Required work -> Repeat the listing that follows, character for character, minus the pictures.

Raw data ->
⁂
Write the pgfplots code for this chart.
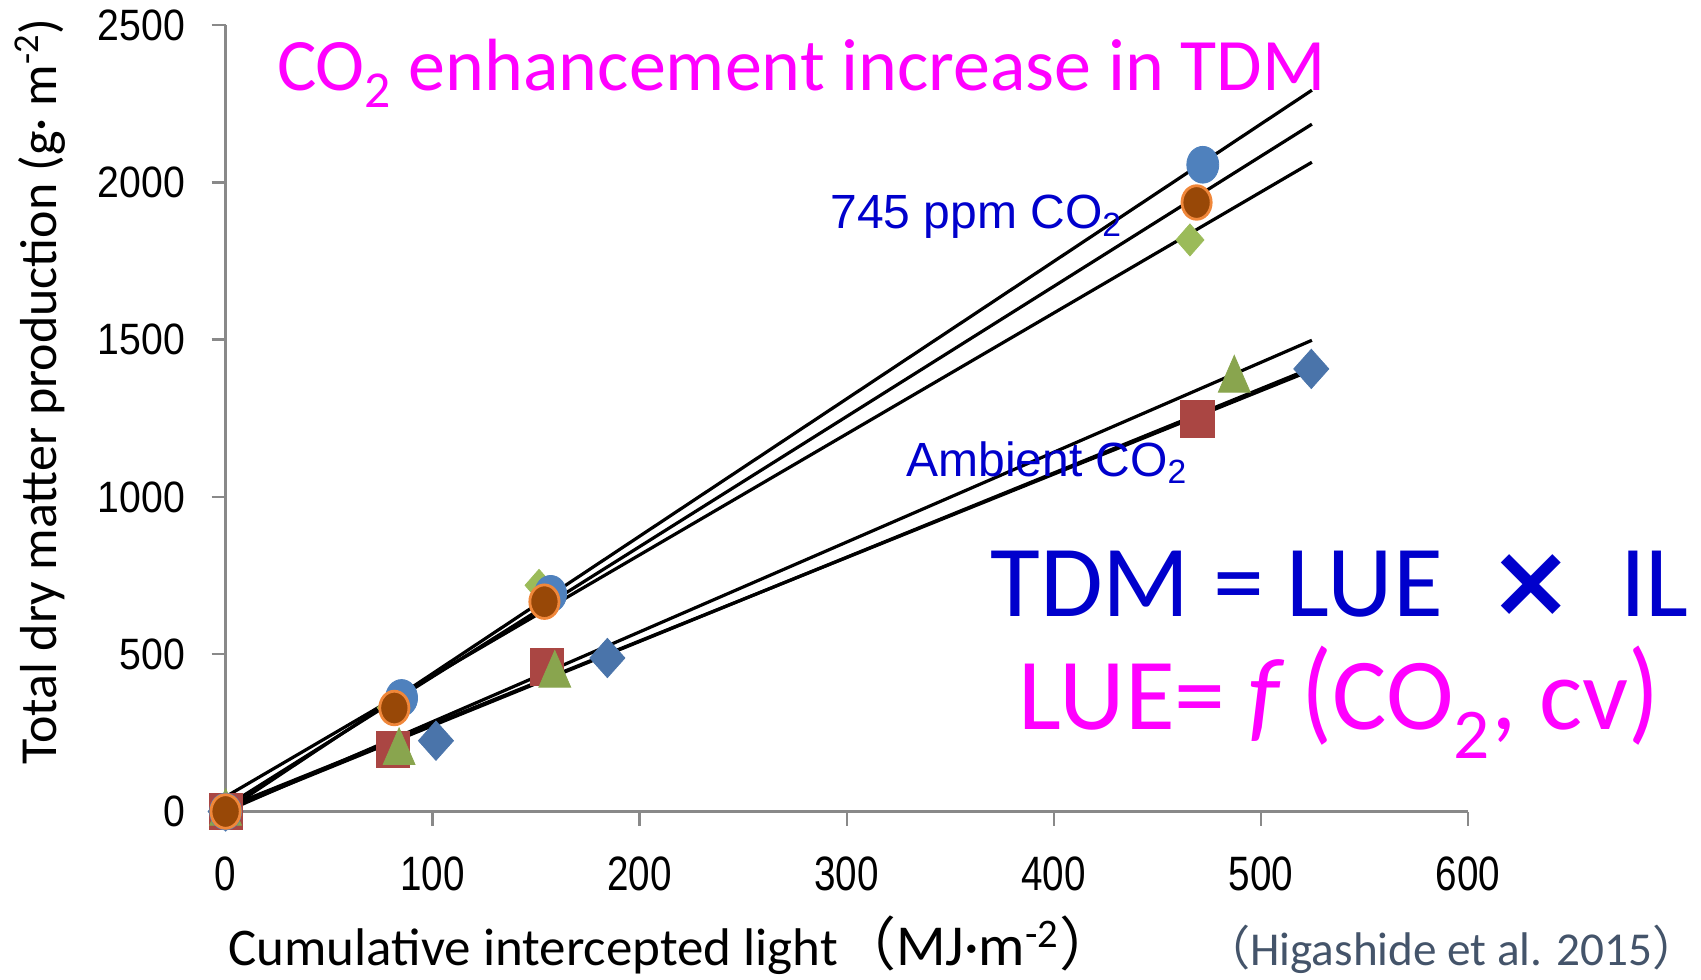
\documentclass[border=0pt]{standalone}
\usepackage{fontspec}
\setmainfont{Carlito}
\newfontfamily\arial{Liberation Sans}
\newfontfamily\cjk{Noto Sans CJK JP}
\newfontfamily\dejavu{DejaVu Sans}
\usepackage{graphicx}
\usepackage{pgfplots}
\pgfplotsset{compat=1.18}

\definecolor{cblue}{HTML}{4F81BD}
\definecolor{corange}{HTML}{F0873A}
\definecolor{cbrown}{HTML}{984807}
\definecolor{clgreen}{HTML}{9BBB59}
\definecolor{cdblue}{HTML}{4A74AA}
\definecolor{cred}{HTML}{AA4643}
\definecolor{cgreen}{HTML}{89A54E}
\definecolor{txtblue}{HTML}{0000CC}
\definecolor{txtmag}{HTML}{FF00FF}
\definecolor{citecol}{HTML}{44546A}
\definecolor{axgray}{HTML}{898989}

\begin{document}
\begin{tikzpicture}
\path[use as bounding box] (-112.8pt,-83.75pt) rectangle (737.7pt,405.75pt);
\begin{axis}[
  at={(0,0)}, anchor=south west,
  scale only axis, width=621.1pt, height=393.2pt,
  xmin=0, xmax=600, ymin=0, ymax=2500,
  axis x line*=bottom, axis y line*=left,
  axis line style={-, draw=axgray, line width=1.8pt},
  xtick={0,100,...,600}, ytick={0,500,...,2500},
  tick align=outside, major tick length=7pt,
  tick style={draw=axgray, line width=1.2pt},
  clip=false,
  /pgf/number format/assume math mode=true,
  /pgf/number format/1000 sep={},
  xticklabel={\scalebox{1}[1.25]{\pgfmathprintnumber{\tick}}},
  yticklabel={\scalebox{1}[1.12]{\pgfmathprintnumber{\tick}}},
  xticklabel style={font=\arial\fontsize{19.3pt}{22pt}\selectfont, anchor=north, inner sep=0pt, yshift=-15.6pt},
  yticklabel style={font=\arial\fontsize{19.6pt}{22pt}\selectfont, anchor=east, inner sep=0pt, xshift=-13pt},
]
% ambient CO2
\addplot[only marks, mark=square*, mark size=6.2pt,
  mark options={yscale=1.12, rotate=45, fill=cdblue, draw=cdblue}]
  coordinates {(0,0) (101.6,225) (184.4,488) (524.4,1407)};
\addplot[only marks, mark=square*, mark size=8.3pt,
  mark options={yscale=1.1, fill=cred, draw=cred}]
  coordinates {(0,0) (81,198) (155,460) (469.4,1248)};
\addplot[only marks, mark=triangle*, mark size=9.2pt,
  mark options={yscale=1.33, fill=cgreen, draw=cgreen}]
  coordinates {(0,-5) (83.8,188) (159,434) (487.2,1372)};
% 745 ppm CO2
\addplot[only marks, mark=square*, mark size=4.95pt,
  mark options={yscale=1.14, rotate=45, fill=clgreen, draw=clgreen}]
  coordinates {(0,0) (80,330) (151.4,719) (465.8,1817)};
\addplot[only marks, mark=*, mark size=8pt,
  mark options={yscale=1.15, fill=cblue, draw=cblue}]
  coordinates {(0,0) (85,361) (157,692) (472,2056)};
\addplot[only marks, mark=*, mark size=7.3pt,
  mark options={yscale=1.15, fill=cbrown, draw=corange, line width=1.4pt}]
  coordinates {(0,0) (81.5,329) (154,667) (469,1936)};
% regression lines
\addplot[black, line width=1.6pt] coordinates {(0,2) (524.7,2293)};
\addplot[black, line width=1.6pt] coordinates {(0,15) (524.7,2185)};
\addplot[black, line width=1.6pt] coordinates {(0,47) (524.7,2064)};
\addplot[black, line width=1.6pt] coordinates {(0,0) (524.7,1498)};
\addplot[black, line width=1.6pt] coordinates {(0,5) (524.7,1410)};
\addplot[black, line width=1.6pt] coordinates {(0,12) (524.7,1403)};

\node[anchor=base west, inner sep=0pt, text=txtmag, font=\fontsize{37pt}{42pt}\selectfont]
  at (axis cs:24.7,2291) {CO\textsubscript{2} enhancement increase in TDM};
\node[anchor=base west, inner sep=0pt, text=txtblue, font=\arial\fontsize{24pt}{28pt}\selectfont]
  at (axis cs:291.9,1853) {745 ppm CO\textsubscript{2}};
\node[anchor=base west, inner sep=0pt, text=txtblue, font=\arial\fontsize{24pt}{28pt}\selectfont]
  at (axis cs:328.6,1065) {Ambient CO\textsubscript{2}};
\node[anchor=base west, inner sep=0pt, text=txtblue, font=\fontsize{51pt}{56pt}\selectfont]
  at (axis cs:369.2,621) {TDM = LUE\hspace{0.45em}{\dejavu\bfseries ×}\hspace{0.45em}IL};
\node[anchor=base west, inner sep=0pt, text=txtmag, font=\fontsize{51pt}{56pt}\selectfont]
  at (axis cs:383,262) {LUE= \textit{f}\,\scalebox{1}[1.12]{(}CO\textsubscript{2}, cv\scalebox{1}[1.12]{)}};
\node[anchor=base west, inner sep=0pt, font=\fontsize{26.5pt}{30pt}\selectfont]
  at (axis cs:1.2,-489) {Cumulative intercepted light{\fontsize{29pt}{32pt}\selectfont{\cjk （}MJ·m\textsuperscript{-2}{\cjk ）}}};
\node[anchor=base west, inner sep=0pt, text=citecol, font=\fontsize{23.6pt}{28pt}\selectfont]
  at (axis cs:472,-489) {{\cjk （}Higashide et al. 2015{\cjk ）}};
\node[rotate=90, anchor=center, inner sep=0pt, font=\fontsize{26pt}{30pt}\selectfont]
  at (axis cs:-89.6,1335) {Total dry matter production (g· m\textsuperscript{-2})};
\end{axis}
\end{tikzpicture}
\end{document}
⁂
Written response ->
Write the pgfplots code for this chart.
\documentclass[border=0pt]{standalone}
\usepackage{fontspec}
\setmainfont{Carlito}
\newfontfamily\arial{Liberation Sans}
\newfontfamily\cjk{Noto Sans CJK JP}
\newfontfamily\dejavu{DejaVu Sans}
\usepackage{graphicx}
\usepackage{pgfplots}
\pgfplotsset{compat=1.18}

\definecolor{cblue}{HTML}{4F81BD}
\definecolor{corange}{HTML}{F0873A}
\definecolor{cbrown}{HTML}{984807}
\definecolor{clgreen}{HTML}{9BBB59}
\definecolor{cdblue}{HTML}{4A74AA}
\definecolor{cred}{HTML}{AA4643}
\definecolor{cgreen}{HTML}{89A54E}
\definecolor{txtblue}{HTML}{0000CC}
\definecolor{txtmag}{HTML}{FF00FF}
\definecolor{citecol}{HTML}{44546A}
\definecolor{axgray}{HTML}{898989}

\begin{document}
\begin{tikzpicture}
\path[use as bounding box] (-112.8pt,-83.75pt) rectangle (737.7pt,405.75pt);
\begin{axis}[
  at={(0,0)}, anchor=south west,
  scale only axis, width=621.1pt, height=393.2pt,
  xmin=0, xmax=600, ymin=0, ymax=2500,
  axis x line*=bottom, axis y line*=left,
  axis line style={-, draw=axgray, line width=1.8pt},
  xtick={0,100,...,600}, ytick={0,500,...,2500},
  tick align=outside, major tick length=7pt,
  tick style={draw=axgray, line width=1.2pt},
  clip=false,
  /pgf/number format/assume math mode=true,
  /pgf/number format/1000 sep={},
  xticklabel={\scalebox{1}[1.25]{\pgfmathprintnumber{\tick}}},
  yticklabel={\scalebox{1}[1.12]{\pgfmathprintnumber{\tick}}},
  xticklabel style={font=\arial\fontsize{19.3pt}{22pt}\selectfont, anchor=north, inner sep=0pt, yshift=-15.6pt},
  yticklabel style={font=\arial\fontsize{19.6pt}{22pt}\selectfont, anchor=east, inner sep=0pt, xshift=-13pt},
]
% ambient CO2
\addplot[only marks, mark=square*, mark size=6.2pt,
  mark options={yscale=1.12, rotate=45, fill=cdblue, draw=cdblue}]
  coordinates {(0,0) (101.6,225) (184.4,488) (524.4,1407)};
\addplot[only marks, mark=square*, mark size=8.3pt,
  mark options={yscale=1.1, fill=cred, draw=cred}]
  coordinates {(0,0) (81,198) (155,460) (469.4,1248)};
\addplot[only marks, mark=triangle*, mark size=9.2pt,
  mark options={yscale=1.33, fill=cgreen, draw=cgreen}]
  coordinates {(0,-5) (83.8,188) (159,434) (487.2,1372)};
% 745 ppm CO2
\addplot[only marks, mark=square*, mark size=4.95pt,
  mark options={yscale=1.14, rotate=45, fill=clgreen, draw=clgreen}]
  coordinates {(0,0) (80,330) (151.4,719) (465.8,1817)};
\addplot[only marks, mark=*, mark size=8pt,
  mark options={yscale=1.15, fill=cblue, draw=cblue}]
  coordinates {(0,0) (85,361) (157,692) (472,2056)};
\addplot[only marks, mark=*, mark size=7.3pt,
  mark options={yscale=1.15, fill=cbrown, draw=corange, line width=1.4pt}]
  coordinates {(0,0) (81.5,329) (154,667) (469,1936)};
% regression lines
\addplot[black, line width=1.6pt] coordinates {(0,2) (524.7,2293)};
\addplot[black, line width=1.6pt] coordinates {(0,15) (524.7,2185)};
\addplot[black, line width=1.6pt] coordinates {(0,47) (524.7,2064)};
\addplot[black, line width=1.6pt] coordinates {(0,0) (524.7,1498)};
\addplot[black, line width=1.6pt] coordinates {(0,5) (524.7,1410)};
\addplot[black, line width=1.6pt] coordinates {(0,12) (524.7,1403)};

\node[anchor=base west, inner sep=0pt, text=txtmag, font=\fontsize{37pt}{42pt}\selectfont]
  at (axis cs:24.7,2291) {CO\textsubscript{2} enhancement increase in TDM};
\node[anchor=base west, inner sep=0pt, text=txtblue, font=\arial\fontsize{24pt}{28pt}\selectfont]
  at (axis cs:291.9,1853) {745 ppm CO\textsubscript{2}};
\node[anchor=base west, inner sep=0pt, text=txtblue, font=\arial\fontsize{24pt}{28pt}\selectfont]
  at (axis cs:328.6,1065) {Ambient CO\textsubscript{2}};
\node[anchor=base west, inner sep=0pt, text=txtblue, font=\fontsize{51pt}{56pt}\selectfont]
  at (axis cs:369.2,621) {TDM = LUE\hspace{0.45em}{\dejavu\bfseries ×}\hspace{0.45em}IL};
\node[anchor=base west, inner sep=0pt, text=txtmag, font=\fontsize{51pt}{56pt}\selectfont]
  at (axis cs:383,262) {LUE= \textit{f}\,\scalebox{1}[1.12]{(}CO\textsubscript{2}, cv\scalebox{1}[1.12]{)}};
\node[anchor=base west, inner sep=0pt, font=\fontsize{26.5pt}{30pt}\selectfont]
  at (axis cs:1.2,-489) {Cumulative intercepted light{\fontsize{29pt}{32pt}\selectfont{\cjk （}MJ·m\textsuperscript{-2}{\cjk ）}}};
\node[anchor=base west, inner sep=0pt, text=citecol, font=\fontsize{23.6pt}{28pt}\selectfont]
  at (axis cs:472,-489) {{\cjk （}Higashide et al. 2015{\cjk ）}};
\node[rotate=90, anchor=center, inner sep=0pt, font=\fontsize{26pt}{30pt}\selectfont]
  at (axis cs:-89.6,1335) {Total dry matter production (g· m\textsuperscript{-2})};
\end{axis}
\end{tikzpicture}
\end{document}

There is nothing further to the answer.